Problem requirements - Scan the records for the word "this". Copy each line that includes it.

Materials provided -
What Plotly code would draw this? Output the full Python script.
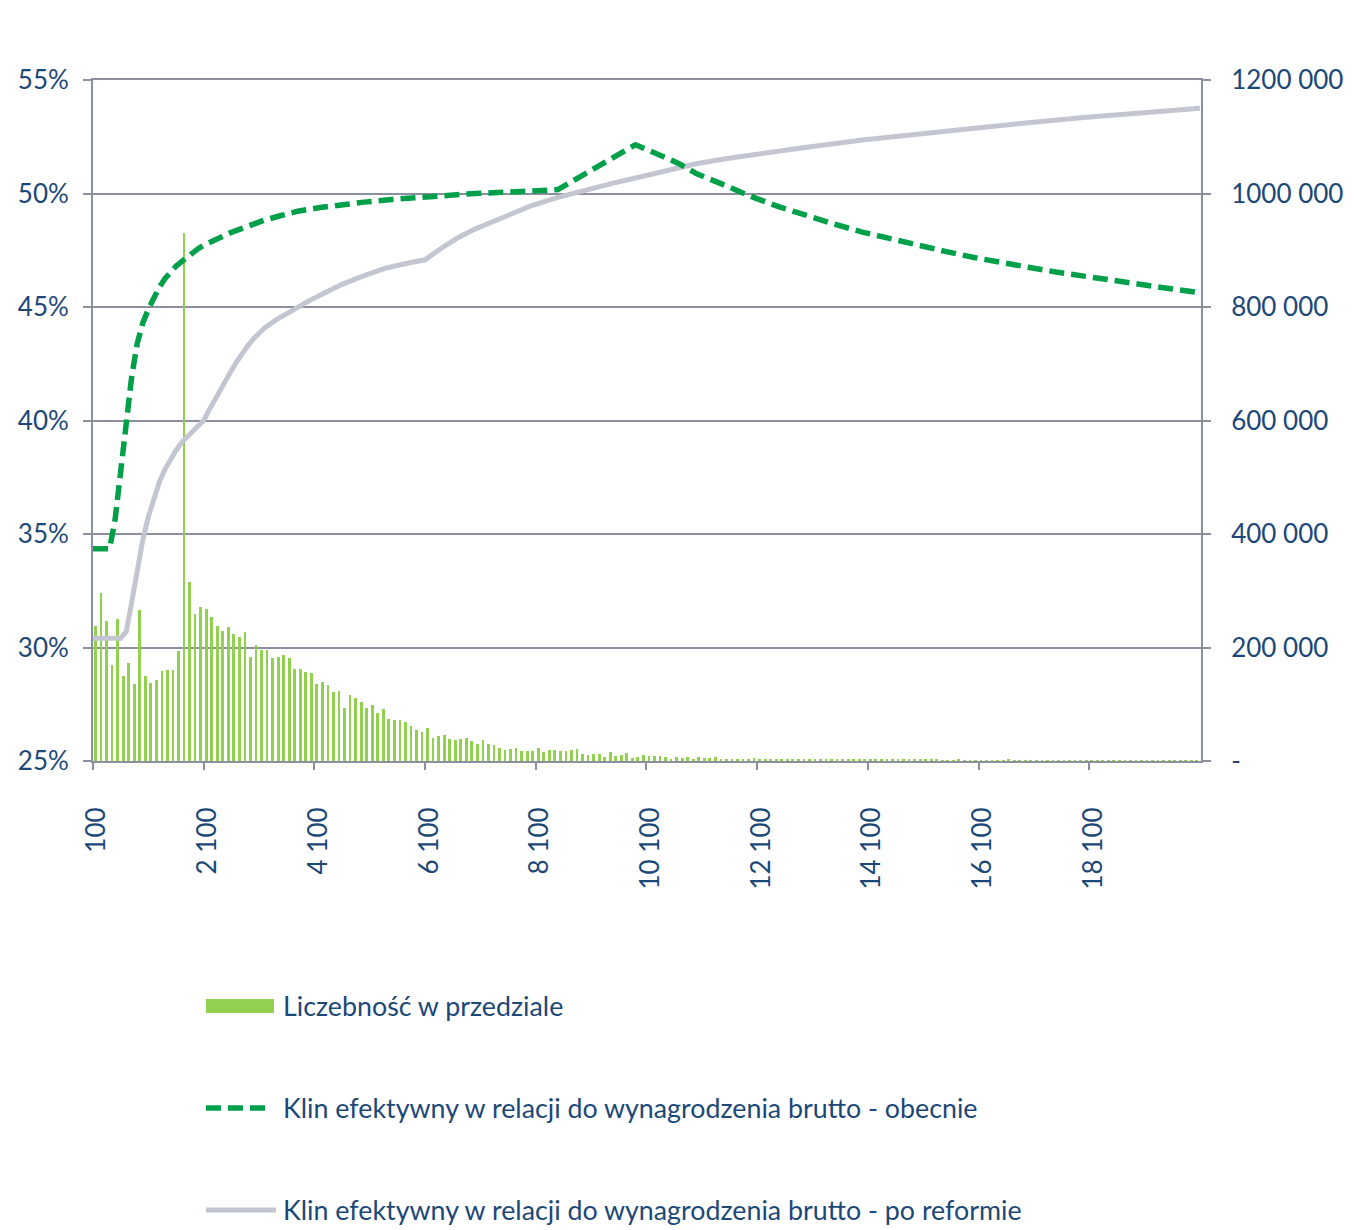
* * *
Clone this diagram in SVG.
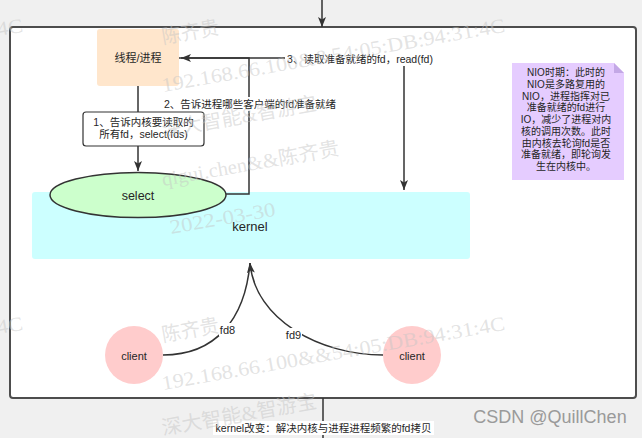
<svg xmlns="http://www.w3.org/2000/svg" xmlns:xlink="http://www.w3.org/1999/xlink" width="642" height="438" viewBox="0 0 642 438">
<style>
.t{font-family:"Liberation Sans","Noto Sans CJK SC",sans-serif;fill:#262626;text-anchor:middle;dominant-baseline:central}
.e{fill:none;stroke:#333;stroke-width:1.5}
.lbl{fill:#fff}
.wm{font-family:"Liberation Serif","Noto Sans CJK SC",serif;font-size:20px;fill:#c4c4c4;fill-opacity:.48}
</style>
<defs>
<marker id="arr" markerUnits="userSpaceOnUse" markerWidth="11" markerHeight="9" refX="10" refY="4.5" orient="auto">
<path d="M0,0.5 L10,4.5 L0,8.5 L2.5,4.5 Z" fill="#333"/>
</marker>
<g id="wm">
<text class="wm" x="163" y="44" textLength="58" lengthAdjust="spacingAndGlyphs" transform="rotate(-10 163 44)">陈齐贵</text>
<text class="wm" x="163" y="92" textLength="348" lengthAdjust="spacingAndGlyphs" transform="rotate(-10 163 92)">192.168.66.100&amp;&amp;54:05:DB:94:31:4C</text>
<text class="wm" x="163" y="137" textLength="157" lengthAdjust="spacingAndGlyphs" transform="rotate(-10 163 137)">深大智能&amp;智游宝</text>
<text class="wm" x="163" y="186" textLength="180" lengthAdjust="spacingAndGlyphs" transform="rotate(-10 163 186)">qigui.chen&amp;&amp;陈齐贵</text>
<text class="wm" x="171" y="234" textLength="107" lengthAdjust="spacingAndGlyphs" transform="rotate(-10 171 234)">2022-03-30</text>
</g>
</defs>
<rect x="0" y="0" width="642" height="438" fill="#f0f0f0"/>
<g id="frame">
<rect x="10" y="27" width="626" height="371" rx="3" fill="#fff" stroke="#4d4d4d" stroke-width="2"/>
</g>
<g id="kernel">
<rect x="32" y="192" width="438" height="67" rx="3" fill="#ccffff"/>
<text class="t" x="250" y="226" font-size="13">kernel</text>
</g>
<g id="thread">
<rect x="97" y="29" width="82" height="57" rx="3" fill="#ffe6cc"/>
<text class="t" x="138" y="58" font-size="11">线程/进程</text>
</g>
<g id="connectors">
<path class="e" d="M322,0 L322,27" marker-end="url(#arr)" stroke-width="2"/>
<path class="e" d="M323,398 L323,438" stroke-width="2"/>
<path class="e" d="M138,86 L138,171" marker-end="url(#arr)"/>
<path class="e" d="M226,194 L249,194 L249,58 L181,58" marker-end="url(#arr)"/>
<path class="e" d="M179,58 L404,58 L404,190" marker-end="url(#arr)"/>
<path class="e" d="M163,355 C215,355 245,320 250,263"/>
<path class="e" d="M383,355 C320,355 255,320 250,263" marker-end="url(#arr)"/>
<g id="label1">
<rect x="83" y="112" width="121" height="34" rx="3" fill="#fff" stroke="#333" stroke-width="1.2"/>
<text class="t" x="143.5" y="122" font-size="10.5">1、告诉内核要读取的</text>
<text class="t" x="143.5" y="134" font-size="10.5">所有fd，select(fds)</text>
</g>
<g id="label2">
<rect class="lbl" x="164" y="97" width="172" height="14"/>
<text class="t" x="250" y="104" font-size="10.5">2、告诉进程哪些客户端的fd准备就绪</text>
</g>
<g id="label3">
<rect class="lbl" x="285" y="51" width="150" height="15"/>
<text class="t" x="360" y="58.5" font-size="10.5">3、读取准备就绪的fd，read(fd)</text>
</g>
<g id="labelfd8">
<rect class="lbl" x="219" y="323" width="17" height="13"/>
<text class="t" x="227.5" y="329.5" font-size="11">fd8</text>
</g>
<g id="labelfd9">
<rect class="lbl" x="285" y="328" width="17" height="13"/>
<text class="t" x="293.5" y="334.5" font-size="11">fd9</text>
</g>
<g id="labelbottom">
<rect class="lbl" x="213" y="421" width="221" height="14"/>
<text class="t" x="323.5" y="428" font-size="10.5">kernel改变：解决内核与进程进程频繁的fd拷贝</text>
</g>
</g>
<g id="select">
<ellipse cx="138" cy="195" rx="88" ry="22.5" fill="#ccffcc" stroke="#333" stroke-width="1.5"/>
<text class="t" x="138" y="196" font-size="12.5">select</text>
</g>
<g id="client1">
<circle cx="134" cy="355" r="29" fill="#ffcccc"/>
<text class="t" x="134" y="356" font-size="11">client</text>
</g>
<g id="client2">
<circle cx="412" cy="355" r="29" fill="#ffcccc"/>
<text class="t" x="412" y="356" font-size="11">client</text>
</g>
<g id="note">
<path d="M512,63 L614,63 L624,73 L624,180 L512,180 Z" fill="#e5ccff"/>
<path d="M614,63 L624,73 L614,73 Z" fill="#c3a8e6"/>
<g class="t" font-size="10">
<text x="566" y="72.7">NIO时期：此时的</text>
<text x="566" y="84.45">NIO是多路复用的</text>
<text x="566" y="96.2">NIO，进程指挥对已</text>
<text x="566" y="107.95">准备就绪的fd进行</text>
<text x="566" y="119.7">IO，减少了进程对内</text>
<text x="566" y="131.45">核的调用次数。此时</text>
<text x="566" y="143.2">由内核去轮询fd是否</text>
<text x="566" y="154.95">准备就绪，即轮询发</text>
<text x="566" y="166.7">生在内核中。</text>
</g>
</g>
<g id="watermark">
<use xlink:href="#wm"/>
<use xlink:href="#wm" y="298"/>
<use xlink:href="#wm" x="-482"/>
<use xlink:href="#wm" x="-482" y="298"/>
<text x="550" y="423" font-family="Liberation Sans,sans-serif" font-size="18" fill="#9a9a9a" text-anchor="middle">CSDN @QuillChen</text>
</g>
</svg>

Task solution -
What Plotly code would draw this? Output the full Python script.
Clone this diagram in SVG.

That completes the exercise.